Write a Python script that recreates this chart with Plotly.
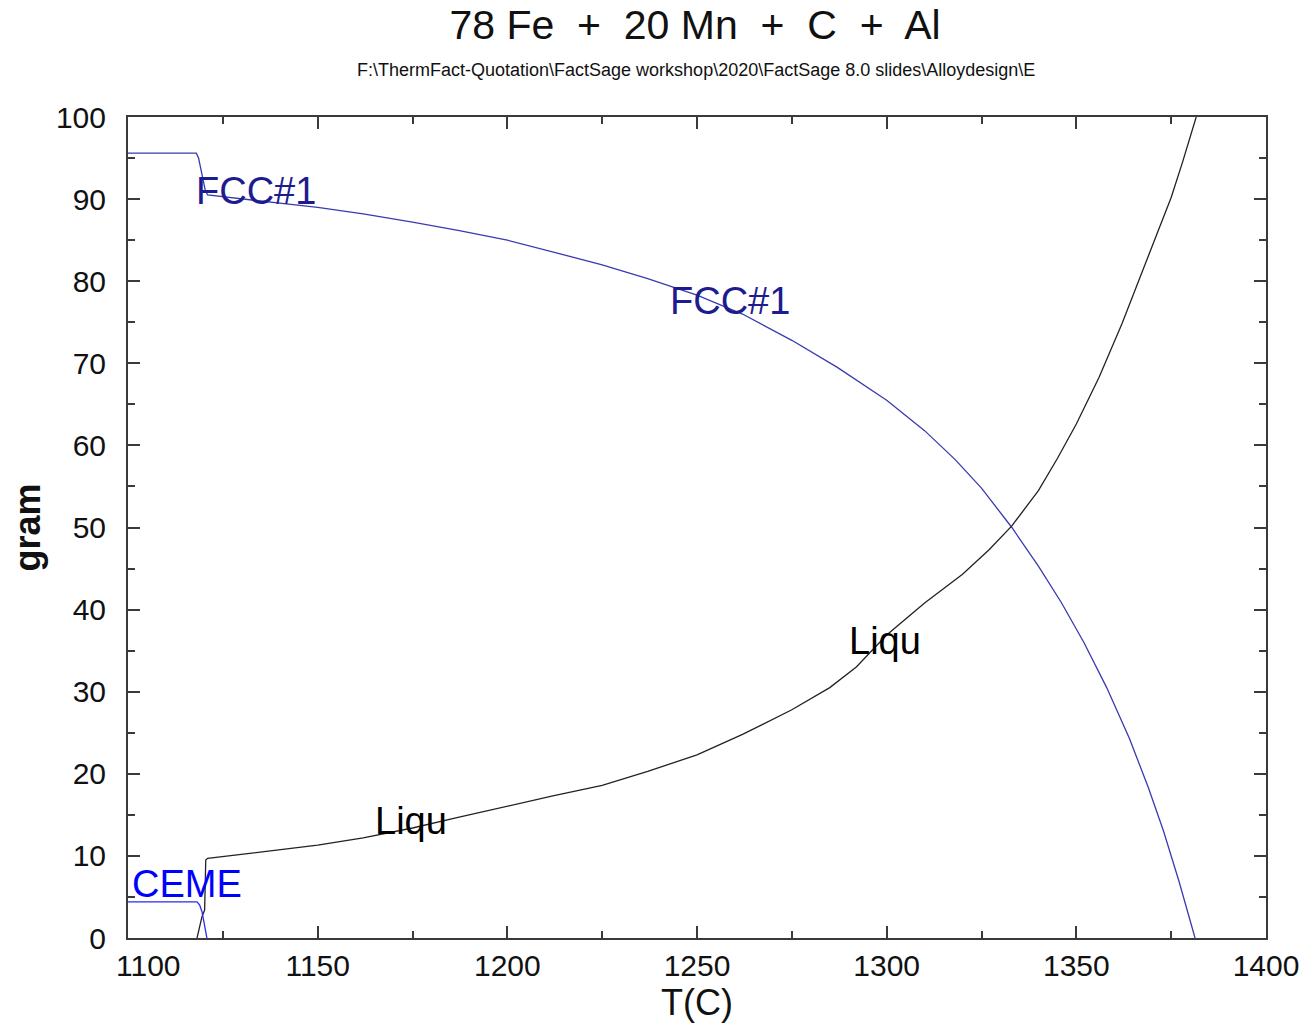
import plotly.graph_objects as go

# ---- data ----
fcc_T = [1100, 1118.0, 1118.6, 1119.2, 1119.8, 1120.4, 1121, 1130, 1140, 1150, 1162, 1175,
         1187, 1200, 1212, 1225, 1237, 1250, 1262, 1275, 1287, 1300, 1310, 1318, 1325,
         1333, 1340, 1346, 1352, 1358, 1364, 1369, 1373, 1377, 1381.3]
fcc_g = [95.6, 95.6, 95.0, 93.8, 92.2, 91.0, 90.5, 90.0, 89.5, 89.0, 88.2, 87.2,
         86.2, 85.0, 83.6, 82.0, 80.3, 78.3, 76.0, 72.8, 69.5, 65.5, 61.8, 58.3, 54.8,
         50.0, 45.3, 40.9, 36.0, 30.5, 24.3, 18.3, 13.0, 7.0, 0.0]

liq_T = [1118.2, 1119.5, 1120.2, 1120.5, 1121, 1135, 1150, 1162, 1175, 1187, 1200, 1212,
         1225, 1237, 1250, 1262, 1275, 1285, 1292, 1300, 1310, 1320, 1327, 1333, 1340,
         1345, 1350, 1356, 1362, 1368, 1372, 1375, 1378, 1381.6]
liq_g = [0.0, 2.6, 3.4, 9.5, 9.7, 10.5, 11.3, 12.2, 13.4, 14.7, 16.1, 17.3,
         18.6, 20.3, 22.3, 24.8, 27.8, 30.5, 33.0, 36.9, 40.8, 44.3, 47.3, 50.2, 54.5,
         58.4, 62.6, 68.3, 74.8, 81.8, 86.6, 90.2, 94.5, 100.0]

ceme_T = [1100, 1118.2, 1118.9, 1119.5, 1120.0, 1120.4, 1120.8]
ceme_g = [4.4, 4.4, 4.0, 3.2, 2.0, 0.9, 0.0]

x_ticks = [1100, 1150, 1200, 1250, 1300, 1350, 1400]
x_ticktext = ["", "1150", "1200", "1250", "1300", "1350", "1400"]
x_first_label = "1100"   # drawn shifted right as in the reference
y_ticks = [0, 10, 20, 30, 40, 50, 60, 70, 80, 90, 100]

labels = [  # text, T, gram, colour
    ("FCC#1", 1117.4, 91.0, "#1c1c8e"),
    ("FCC#1", 1242.3, 77.6, "#1c1c8e"),
    ("Liqu", 1289.5, 36.2, "#000000"),
    ("Liqu", 1164.6, 14.3, "#000000"),
    ("CEME", 1100.4, 6.6, "#0000ff"),
]

title = "78 Fe\u00a0 +\u00a0 20 Mn\u00a0 +\u00a0 C\u00a0 +\u00a0 Al"
subtitle = r"F:\ThermFact-Quotation\FactSage workshop\2020\FactSage 8.0 slides\Alloydesign\E"

FONT = "Liberation Sans, Arial, sans-serif"

fig = go.Figure()
fig.add_trace(go.Scatter(x=fcc_T, y=fcc_g, mode="lines", line=dict(color="#3a3ab0", width=1.3),
                         hoverinfo="skip"))
fig.add_trace(go.Scatter(x=liq_T, y=liq_g, mode="lines", line=dict(color="#222222", width=1.3),
                         hoverinfo="skip"))
fig.add_trace(go.Scatter(x=ceme_T, y=ceme_g, mode="lines", line=dict(color="#2a2aee", width=1.3),
                         hoverinfo="skip"))

for txt, t, g, c in labels:
    fig.add_annotation(x=t, y=g, xref="x", yref="y", text=txt, showarrow=False,
                       xanchor="left", yanchor="middle",
                       font=dict(family=FONT, size=38, color=c))

fig.add_annotation(text=x_first_label, x=x_ticks[0], xref="x", xanchor="center", xshift=20,
                   y=0, yref="paper", yanchor="middle", yshift=-27, showarrow=False,
                   font=dict(family=FONT, size=30, color="#111111"))

fig.add_annotation(text=subtitle, x=(696 - 128) / 1138, xref="paper", xanchor="center",
                   y=(938 - 70) / 821, yref="paper", yanchor="middle", showarrow=False,
                   font=dict(family=FONT, size=18, color="#111111"))

axis_common = dict(showline=True, linecolor="#3a3a3a", linewidth=2, mirror="ticks",
                   ticks="inside", tickcolor="#3a3a3a", tickwidth=2, ticklen=12,
                   showgrid=False, zeroline=False, automargin=False,
                   tickfont=dict(family=FONT, size=30, color="#111111"))

fig.update_layout(
    width=1304, height=1029,
    margin=dict(l=128, r=38, t=117, b=91),
    paper_bgcolor="white", plot_bgcolor="white",
    showlegend=False,
    title=dict(text=title, x=0.533, xanchor="center", y=1 - 25 / 1029, yanchor="middle",
               font=dict(family=FONT, size=41, color="#111111")),
    xaxis=dict(range=[1100, 1400], tickvals=x_ticks, ticktext=x_ticktext,
               minor=dict(dtick=25, ticks="inside", ticklen=7, tickcolor="#3a3a3a", tickwidth=2),
               title=dict(text="T(C)", font=dict(family=FONT, size=36, color="#111111"), standoff=2),
               **axis_common),
    yaxis=dict(range=[0, 100], tickvals=y_ticks,
               minor=dict(dtick=5, ticks="inside", ticklen=7, tickcolor="#3a3a3a", tickwidth=2),
               ticklabelstandoff=14,
               title=dict(text="<b>gram</b>", font=dict(family=FONT, size=36, color="#111111"), standoff=4),
               **axis_common),
)

fig.write_html("out.html")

**Short task**
Only the lines from the top of the data through the line with "import plotly.graph_objects as go" should be quoted, exactly and with both ends kept; skip the pictures.

**Solved problem**
Write a Python script that recreates this chart with Plotly.
import plotly.graph_objects as go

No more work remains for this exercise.